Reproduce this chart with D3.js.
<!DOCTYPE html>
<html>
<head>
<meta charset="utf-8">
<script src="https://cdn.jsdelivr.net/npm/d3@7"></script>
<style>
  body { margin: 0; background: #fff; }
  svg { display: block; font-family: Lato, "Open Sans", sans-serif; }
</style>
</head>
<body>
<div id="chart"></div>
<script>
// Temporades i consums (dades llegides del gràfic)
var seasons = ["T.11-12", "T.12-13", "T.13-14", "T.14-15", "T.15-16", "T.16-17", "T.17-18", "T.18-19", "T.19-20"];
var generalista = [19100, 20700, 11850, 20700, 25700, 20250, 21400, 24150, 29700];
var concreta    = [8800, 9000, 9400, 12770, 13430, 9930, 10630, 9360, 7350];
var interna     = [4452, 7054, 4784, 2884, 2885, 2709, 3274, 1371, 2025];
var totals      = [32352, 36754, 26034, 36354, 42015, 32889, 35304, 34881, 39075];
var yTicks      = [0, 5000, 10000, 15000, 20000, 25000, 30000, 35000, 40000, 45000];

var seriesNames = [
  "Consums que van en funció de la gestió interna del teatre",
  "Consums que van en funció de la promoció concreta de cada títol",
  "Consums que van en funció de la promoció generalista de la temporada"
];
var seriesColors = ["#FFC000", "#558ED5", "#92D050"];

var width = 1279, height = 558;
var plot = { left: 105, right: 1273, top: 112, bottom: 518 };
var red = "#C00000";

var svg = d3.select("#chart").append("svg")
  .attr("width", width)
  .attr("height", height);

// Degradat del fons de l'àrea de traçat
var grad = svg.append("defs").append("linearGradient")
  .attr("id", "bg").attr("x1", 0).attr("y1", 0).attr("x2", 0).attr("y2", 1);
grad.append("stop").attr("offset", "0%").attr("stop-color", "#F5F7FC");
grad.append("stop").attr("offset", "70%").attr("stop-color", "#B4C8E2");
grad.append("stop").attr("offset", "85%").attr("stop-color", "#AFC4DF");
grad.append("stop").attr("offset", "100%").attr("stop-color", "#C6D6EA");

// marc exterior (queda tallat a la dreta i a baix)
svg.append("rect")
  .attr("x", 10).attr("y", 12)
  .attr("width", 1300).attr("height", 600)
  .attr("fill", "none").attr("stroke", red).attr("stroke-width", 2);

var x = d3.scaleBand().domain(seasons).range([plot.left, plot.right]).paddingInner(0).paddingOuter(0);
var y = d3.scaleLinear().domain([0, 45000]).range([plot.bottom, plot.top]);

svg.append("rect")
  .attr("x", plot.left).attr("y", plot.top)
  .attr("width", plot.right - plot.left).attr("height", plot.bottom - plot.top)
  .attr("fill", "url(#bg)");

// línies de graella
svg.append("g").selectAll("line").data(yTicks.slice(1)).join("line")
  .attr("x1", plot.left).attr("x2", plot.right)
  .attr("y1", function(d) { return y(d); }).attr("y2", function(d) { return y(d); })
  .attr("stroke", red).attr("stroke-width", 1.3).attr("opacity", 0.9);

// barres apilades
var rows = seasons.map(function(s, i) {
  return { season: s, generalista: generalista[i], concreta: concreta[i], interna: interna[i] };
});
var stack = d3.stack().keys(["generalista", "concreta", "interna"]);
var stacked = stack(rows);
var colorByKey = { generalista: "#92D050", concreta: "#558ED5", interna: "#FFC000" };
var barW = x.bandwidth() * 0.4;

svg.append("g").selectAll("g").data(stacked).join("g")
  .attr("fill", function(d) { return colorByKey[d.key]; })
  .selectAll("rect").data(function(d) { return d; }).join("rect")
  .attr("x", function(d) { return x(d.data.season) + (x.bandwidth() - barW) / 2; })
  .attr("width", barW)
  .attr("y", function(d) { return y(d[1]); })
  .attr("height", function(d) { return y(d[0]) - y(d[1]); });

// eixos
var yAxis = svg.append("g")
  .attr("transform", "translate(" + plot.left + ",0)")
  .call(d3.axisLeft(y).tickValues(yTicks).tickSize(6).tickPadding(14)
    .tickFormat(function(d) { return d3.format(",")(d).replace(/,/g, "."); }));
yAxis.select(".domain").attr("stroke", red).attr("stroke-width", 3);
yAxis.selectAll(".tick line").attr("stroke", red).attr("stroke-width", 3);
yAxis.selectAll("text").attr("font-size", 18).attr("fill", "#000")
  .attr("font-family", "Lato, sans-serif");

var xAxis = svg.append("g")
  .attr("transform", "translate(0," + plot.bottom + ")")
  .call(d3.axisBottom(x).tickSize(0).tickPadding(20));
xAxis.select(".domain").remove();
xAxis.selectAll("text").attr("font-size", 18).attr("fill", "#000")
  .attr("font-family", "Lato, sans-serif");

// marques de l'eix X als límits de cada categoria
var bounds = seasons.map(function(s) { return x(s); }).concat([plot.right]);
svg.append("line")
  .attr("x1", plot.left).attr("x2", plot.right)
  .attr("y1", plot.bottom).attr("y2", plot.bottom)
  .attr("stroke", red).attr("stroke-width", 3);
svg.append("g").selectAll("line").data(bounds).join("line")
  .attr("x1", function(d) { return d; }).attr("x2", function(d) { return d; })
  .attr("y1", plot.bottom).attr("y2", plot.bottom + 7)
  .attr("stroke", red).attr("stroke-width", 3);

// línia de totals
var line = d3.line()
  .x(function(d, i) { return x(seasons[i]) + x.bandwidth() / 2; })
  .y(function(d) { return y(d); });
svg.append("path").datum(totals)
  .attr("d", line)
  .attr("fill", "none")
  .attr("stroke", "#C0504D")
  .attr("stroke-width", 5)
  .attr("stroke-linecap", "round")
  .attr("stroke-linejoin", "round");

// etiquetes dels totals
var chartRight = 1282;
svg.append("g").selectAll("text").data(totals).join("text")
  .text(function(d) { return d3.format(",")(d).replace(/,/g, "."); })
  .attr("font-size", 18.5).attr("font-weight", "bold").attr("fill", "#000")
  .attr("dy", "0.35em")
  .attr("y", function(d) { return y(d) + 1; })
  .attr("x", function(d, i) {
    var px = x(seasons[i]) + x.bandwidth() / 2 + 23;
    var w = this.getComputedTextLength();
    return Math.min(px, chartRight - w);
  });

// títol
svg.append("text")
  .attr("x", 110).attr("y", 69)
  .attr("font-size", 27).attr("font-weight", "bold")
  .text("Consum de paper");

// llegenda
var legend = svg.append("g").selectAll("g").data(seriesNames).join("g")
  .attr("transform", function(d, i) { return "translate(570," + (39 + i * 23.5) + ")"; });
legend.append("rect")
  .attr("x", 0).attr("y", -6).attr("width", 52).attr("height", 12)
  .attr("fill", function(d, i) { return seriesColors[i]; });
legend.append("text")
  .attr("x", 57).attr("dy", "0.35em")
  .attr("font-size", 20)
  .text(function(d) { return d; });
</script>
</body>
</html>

Instruction:
Write out the full listing exactly as given.

Solution to this task:
Reproduce this chart with D3.js.
<!DOCTYPE html>
<html>
<head>
<meta charset="utf-8">
<script src="https://cdn.jsdelivr.net/npm/d3@7"></script>
<style>
  body { margin: 0; background: #fff; }
  svg { display: block; font-family: Lato, "Open Sans", sans-serif; }
</style>
</head>
<body>
<div id="chart"></div>
<script>
// Temporades i consums (dades llegides del gràfic)
var seasons = ["T.11-12", "T.12-13", "T.13-14", "T.14-15", "T.15-16", "T.16-17", "T.17-18", "T.18-19", "T.19-20"];
var generalista = [19100, 20700, 11850, 20700, 25700, 20250, 21400, 24150, 29700];
var concreta    = [8800, 9000, 9400, 12770, 13430, 9930, 10630, 9360, 7350];
var interna     = [4452, 7054, 4784, 2884, 2885, 2709, 3274, 1371, 2025];
var totals      = [32352, 36754, 26034, 36354, 42015, 32889, 35304, 34881, 39075];
var yTicks      = [0, 5000, 10000, 15000, 20000, 25000, 30000, 35000, 40000, 45000];

var seriesNames = [
  "Consums que van en funció de la gestió interna del teatre",
  "Consums que van en funció de la promoció concreta de cada títol",
  "Consums que van en funció de la promoció generalista de la temporada"
];
var seriesColors = ["#FFC000", "#558ED5", "#92D050"];

var width = 1279, height = 558;
var plot = { left: 105, right: 1273, top: 112, bottom: 518 };
var red = "#C00000";

var svg = d3.select("#chart").append("svg")
  .attr("width", width)
  .attr("height", height);

// Degradat del fons de l'àrea de traçat
var grad = svg.append("defs").append("linearGradient")
  .attr("id", "bg").attr("x1", 0).attr("y1", 0).attr("x2", 0).attr("y2", 1);
grad.append("stop").attr("offset", "0%").attr("stop-color", "#F5F7FC");
grad.append("stop").attr("offset", "70%").attr("stop-color", "#B4C8E2");
grad.append("stop").attr("offset", "85%").attr("stop-color", "#AFC4DF");
grad.append("stop").attr("offset", "100%").attr("stop-color", "#C6D6EA");

// marc exterior (queda tallat a la dreta i a baix)
svg.append("rect")
  .attr("x", 10).attr("y", 12)
  .attr("width", 1300).attr("height", 600)
  .attr("fill", "none").attr("stroke", red).attr("stroke-width", 2);

var x = d3.scaleBand().domain(seasons).range([plot.left, plot.right]).paddingInner(0).paddingOuter(0);
var y = d3.scaleLinear().domain([0, 45000]).range([plot.bottom, plot.top]);

svg.append("rect")
  .attr("x", plot.left).attr("y", plot.top)
  .attr("width", plot.right - plot.left).attr("height", plot.bottom - plot.top)
  .attr("fill", "url(#bg)");

// línies de graella
svg.append("g").selectAll("line").data(yTicks.slice(1)).join("line")
  .attr("x1", plot.left).attr("x2", plot.right)
  .attr("y1", function(d) { return y(d); }).attr("y2", function(d) { return y(d); })
  .attr("stroke", red).attr("stroke-width", 1.3).attr("opacity", 0.9);

// barres apilades
var rows = seasons.map(function(s, i) {
  return { season: s, generalista: generalista[i], concreta: concreta[i], interna: interna[i] };
});
var stack = d3.stack().keys(["generalista", "concreta", "interna"]);
var stacked = stack(rows);
var colorByKey = { generalista: "#92D050", concreta: "#558ED5", interna: "#FFC000" };
var barW = x.bandwidth() * 0.4;

svg.append("g").selectAll("g").data(stacked).join("g")
  .attr("fill", function(d) { return colorByKey[d.key]; })
  .selectAll("rect").data(function(d) { return d; }).join("rect")
  .attr("x", function(d) { return x(d.data.season) + (x.bandwidth() - barW) / 2; })
  .attr("width", barW)
  .attr("y", function(d) { return y(d[1]); })
  .attr("height", function(d) { return y(d[0]) - y(d[1]); });

// eixos
var yAxis = svg.append("g")
  .attr("transform", "translate(" + plot.left + ",0)")
  .call(d3.axisLeft(y).tickValues(yTicks).tickSize(6).tickPadding(14)
    .tickFormat(function(d) { return d3.format(",")(d).replace(/,/g, "."); }));
yAxis.select(".domain").attr("stroke", red).attr("stroke-width", 3);
yAxis.selectAll(".tick line").attr("stroke", red).attr("stroke-width", 3);
yAxis.selectAll("text").attr("font-size", 18).attr("fill", "#000")
  .attr("font-family", "Lato, sans-serif");

var xAxis = svg.append("g")
  .attr("transform", "translate(0," + plot.bottom + ")")
  .call(d3.axisBottom(x).tickSize(0).tickPadding(20));
xAxis.select(".domain").remove();
xAxis.selectAll("text").attr("font-size", 18).attr("fill", "#000")
  .attr("font-family", "Lato, sans-serif");

// marques de l'eix X als límits de cada categoria
var bounds = seasons.map(function(s) { return x(s); }).concat([plot.right]);
svg.append("line")
  .attr("x1", plot.left).attr("x2", plot.right)
  .attr("y1", plot.bottom).attr("y2", plot.bottom)
  .attr("stroke", red).attr("stroke-width", 3);
svg.append("g").selectAll("line").data(bounds).join("line")
  .attr("x1", function(d) { return d; }).attr("x2", function(d) { return d; })
  .attr("y1", plot.bottom).attr("y2", plot.bottom + 7)
  .attr("stroke", red).attr("stroke-width", 3);

// línia de totals
var line = d3.line()
  .x(function(d, i) { return x(seasons[i]) + x.bandwidth() / 2; })
  .y(function(d) { return y(d); });
svg.append("path").datum(totals)
  .attr("d", line)
  .attr("fill", "none")
  .attr("stroke", "#C0504D")
  .attr("stroke-width", 5)
  .attr("stroke-linecap", "round")
  .attr("stroke-linejoin", "round");

// etiquetes dels totals
var chartRight = 1282;
svg.append("g").selectAll("text").data(totals).join("text")
  .text(function(d) { return d3.format(",")(d).replace(/,/g, "."); })
  .attr("font-size", 18.5).attr("font-weight", "bold").attr("fill", "#000")
  .attr("dy", "0.35em")
  .attr("y", function(d) { return y(d) + 1; })
  .attr("x", function(d, i) {
    var px = x(seasons[i]) + x.bandwidth() / 2 + 23;
    var w = this.getComputedTextLength();
    return Math.min(px, chartRight - w);
  });

// títol
svg.append("text")
  .attr("x", 110).attr("y", 69)
  .attr("font-size", 27).attr("font-weight", "bold")
  .text("Consum de paper");

// llegenda
var legend = svg.append("g").selectAll("g").data(seriesNames).join("g")
  .attr("transform", function(d, i) { return "translate(570," + (39 + i * 23.5) + ")"; });
legend.append("rect")
  .attr("x", 0).attr("y", -6).attr("width", 52).attr("height", 12)
  .attr("fill", function(d, i) { return seriesColors[i]; });
legend.append("text")
  .attr("x", 57).attr("dy", "0.35em")
  .attr("font-size", 20)
  .text(function(d) { return d; });
</script>
</body>
</html>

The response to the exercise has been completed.